Separate out the lines that hold "picture".

Given information:
####

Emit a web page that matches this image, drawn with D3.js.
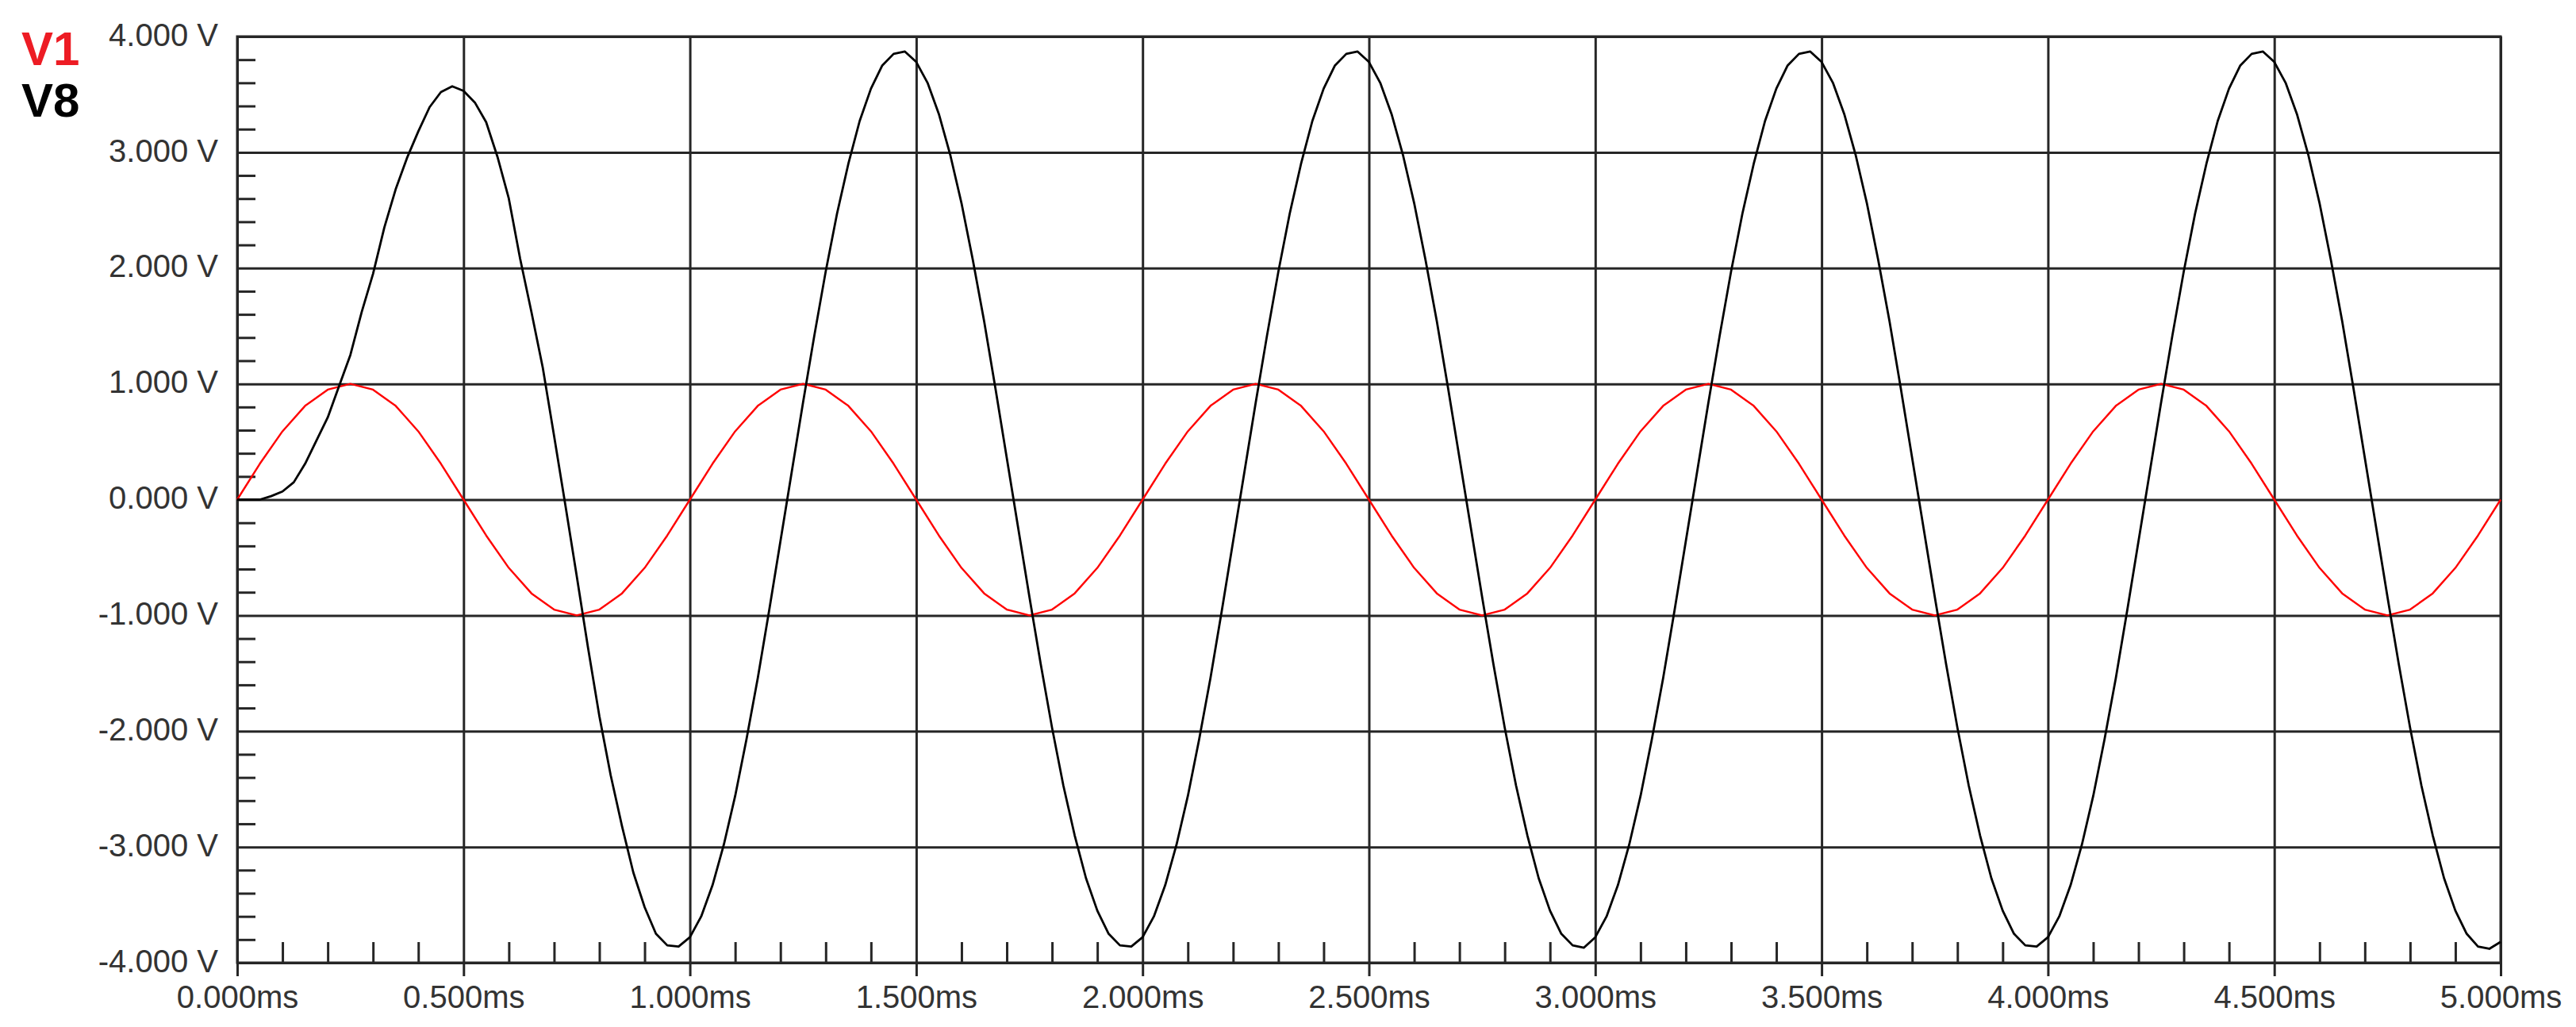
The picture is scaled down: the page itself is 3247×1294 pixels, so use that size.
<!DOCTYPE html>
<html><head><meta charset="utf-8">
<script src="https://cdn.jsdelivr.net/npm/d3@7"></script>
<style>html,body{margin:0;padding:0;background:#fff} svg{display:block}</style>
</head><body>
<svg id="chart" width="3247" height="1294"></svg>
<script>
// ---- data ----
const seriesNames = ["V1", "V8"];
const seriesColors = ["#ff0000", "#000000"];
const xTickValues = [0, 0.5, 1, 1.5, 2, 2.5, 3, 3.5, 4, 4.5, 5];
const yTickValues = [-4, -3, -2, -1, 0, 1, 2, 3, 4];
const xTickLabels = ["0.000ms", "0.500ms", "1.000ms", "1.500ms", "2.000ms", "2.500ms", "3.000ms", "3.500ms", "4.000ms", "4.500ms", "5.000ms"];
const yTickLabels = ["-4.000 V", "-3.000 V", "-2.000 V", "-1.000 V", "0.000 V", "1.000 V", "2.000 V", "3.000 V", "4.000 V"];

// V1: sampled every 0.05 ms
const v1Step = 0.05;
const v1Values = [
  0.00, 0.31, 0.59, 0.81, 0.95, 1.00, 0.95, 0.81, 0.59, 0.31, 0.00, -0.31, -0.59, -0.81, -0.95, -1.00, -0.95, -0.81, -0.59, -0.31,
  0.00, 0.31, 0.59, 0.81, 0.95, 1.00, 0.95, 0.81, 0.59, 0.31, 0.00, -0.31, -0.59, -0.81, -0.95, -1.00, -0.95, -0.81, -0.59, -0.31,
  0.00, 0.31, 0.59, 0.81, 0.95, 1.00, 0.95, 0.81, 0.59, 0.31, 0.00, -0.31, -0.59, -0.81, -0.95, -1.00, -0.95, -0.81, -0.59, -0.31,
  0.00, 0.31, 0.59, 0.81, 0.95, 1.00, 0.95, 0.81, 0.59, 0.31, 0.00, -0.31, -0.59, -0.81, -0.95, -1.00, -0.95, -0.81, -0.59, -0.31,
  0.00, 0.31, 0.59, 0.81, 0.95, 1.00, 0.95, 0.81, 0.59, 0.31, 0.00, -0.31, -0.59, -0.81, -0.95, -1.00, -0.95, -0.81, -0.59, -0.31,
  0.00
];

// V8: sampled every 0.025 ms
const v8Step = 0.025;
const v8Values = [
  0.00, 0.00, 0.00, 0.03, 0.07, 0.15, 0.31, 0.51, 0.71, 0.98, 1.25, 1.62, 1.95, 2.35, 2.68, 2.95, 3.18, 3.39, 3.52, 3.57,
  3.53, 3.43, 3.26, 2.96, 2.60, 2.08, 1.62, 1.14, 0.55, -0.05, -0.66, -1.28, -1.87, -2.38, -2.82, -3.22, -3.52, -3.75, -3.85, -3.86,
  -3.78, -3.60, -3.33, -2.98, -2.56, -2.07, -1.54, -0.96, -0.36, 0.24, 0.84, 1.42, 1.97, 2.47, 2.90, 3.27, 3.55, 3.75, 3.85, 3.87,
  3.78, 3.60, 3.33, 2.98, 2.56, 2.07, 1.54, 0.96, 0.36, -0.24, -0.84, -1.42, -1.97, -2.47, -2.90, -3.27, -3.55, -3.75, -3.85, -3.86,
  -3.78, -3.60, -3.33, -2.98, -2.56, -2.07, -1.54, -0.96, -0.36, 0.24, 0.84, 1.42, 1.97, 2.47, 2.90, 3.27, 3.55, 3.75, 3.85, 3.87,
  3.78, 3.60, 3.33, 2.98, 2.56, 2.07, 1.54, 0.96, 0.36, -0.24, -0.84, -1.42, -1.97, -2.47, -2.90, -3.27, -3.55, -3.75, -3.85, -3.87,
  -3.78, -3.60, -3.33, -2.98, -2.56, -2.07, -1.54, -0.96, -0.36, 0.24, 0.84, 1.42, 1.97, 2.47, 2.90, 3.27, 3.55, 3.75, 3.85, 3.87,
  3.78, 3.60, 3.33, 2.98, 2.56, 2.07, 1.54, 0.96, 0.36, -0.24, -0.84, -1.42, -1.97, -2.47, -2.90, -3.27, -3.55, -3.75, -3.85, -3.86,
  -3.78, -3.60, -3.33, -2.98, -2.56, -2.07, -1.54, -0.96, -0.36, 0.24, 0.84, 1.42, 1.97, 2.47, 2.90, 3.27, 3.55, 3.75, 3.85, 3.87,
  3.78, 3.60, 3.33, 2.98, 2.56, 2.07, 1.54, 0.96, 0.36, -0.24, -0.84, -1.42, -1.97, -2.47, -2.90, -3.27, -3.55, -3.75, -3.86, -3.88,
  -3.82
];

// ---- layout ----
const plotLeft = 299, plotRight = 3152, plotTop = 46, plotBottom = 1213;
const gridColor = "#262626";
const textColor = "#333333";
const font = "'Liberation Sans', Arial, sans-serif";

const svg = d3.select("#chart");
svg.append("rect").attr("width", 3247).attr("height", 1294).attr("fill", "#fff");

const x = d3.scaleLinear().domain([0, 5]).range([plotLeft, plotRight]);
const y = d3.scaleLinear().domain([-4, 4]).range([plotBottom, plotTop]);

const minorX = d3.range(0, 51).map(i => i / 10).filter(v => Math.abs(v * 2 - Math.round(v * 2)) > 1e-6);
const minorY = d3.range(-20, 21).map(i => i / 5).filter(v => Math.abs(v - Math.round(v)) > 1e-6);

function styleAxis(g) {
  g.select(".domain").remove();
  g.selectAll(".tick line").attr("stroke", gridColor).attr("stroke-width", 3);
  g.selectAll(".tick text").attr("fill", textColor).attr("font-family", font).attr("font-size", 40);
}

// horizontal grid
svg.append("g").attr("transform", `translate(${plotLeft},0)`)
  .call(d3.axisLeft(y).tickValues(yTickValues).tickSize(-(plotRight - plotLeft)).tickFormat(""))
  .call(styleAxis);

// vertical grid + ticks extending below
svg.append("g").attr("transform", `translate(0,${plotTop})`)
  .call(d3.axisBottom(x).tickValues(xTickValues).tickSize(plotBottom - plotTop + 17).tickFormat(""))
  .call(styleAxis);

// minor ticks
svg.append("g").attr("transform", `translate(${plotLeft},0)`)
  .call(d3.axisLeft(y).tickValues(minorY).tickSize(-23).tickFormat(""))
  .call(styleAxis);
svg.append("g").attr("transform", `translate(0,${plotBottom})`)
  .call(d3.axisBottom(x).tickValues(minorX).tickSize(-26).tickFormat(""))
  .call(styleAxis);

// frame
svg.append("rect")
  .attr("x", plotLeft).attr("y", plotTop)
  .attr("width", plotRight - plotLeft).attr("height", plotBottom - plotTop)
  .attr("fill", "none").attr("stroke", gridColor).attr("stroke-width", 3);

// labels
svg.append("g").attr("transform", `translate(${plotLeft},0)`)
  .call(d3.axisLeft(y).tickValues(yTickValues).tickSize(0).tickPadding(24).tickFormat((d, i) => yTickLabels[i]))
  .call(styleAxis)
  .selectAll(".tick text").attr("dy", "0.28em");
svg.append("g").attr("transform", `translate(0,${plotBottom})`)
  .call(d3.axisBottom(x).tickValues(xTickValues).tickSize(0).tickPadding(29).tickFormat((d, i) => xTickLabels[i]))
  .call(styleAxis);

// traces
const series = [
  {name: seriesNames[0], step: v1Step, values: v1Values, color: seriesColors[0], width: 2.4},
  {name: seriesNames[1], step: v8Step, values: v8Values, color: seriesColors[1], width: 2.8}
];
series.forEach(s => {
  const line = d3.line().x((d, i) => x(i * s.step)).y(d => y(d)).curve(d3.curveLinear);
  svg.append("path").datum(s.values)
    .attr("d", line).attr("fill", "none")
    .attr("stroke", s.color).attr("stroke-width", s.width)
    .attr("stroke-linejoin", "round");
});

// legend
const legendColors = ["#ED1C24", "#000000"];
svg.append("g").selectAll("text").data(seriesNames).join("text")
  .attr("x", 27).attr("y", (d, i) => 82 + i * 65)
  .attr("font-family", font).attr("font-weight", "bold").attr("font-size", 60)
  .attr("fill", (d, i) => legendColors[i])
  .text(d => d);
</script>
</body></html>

####

Solved exercise:
The picture is scaled down: the page itself is 3247×1294 pixels, so use that size.

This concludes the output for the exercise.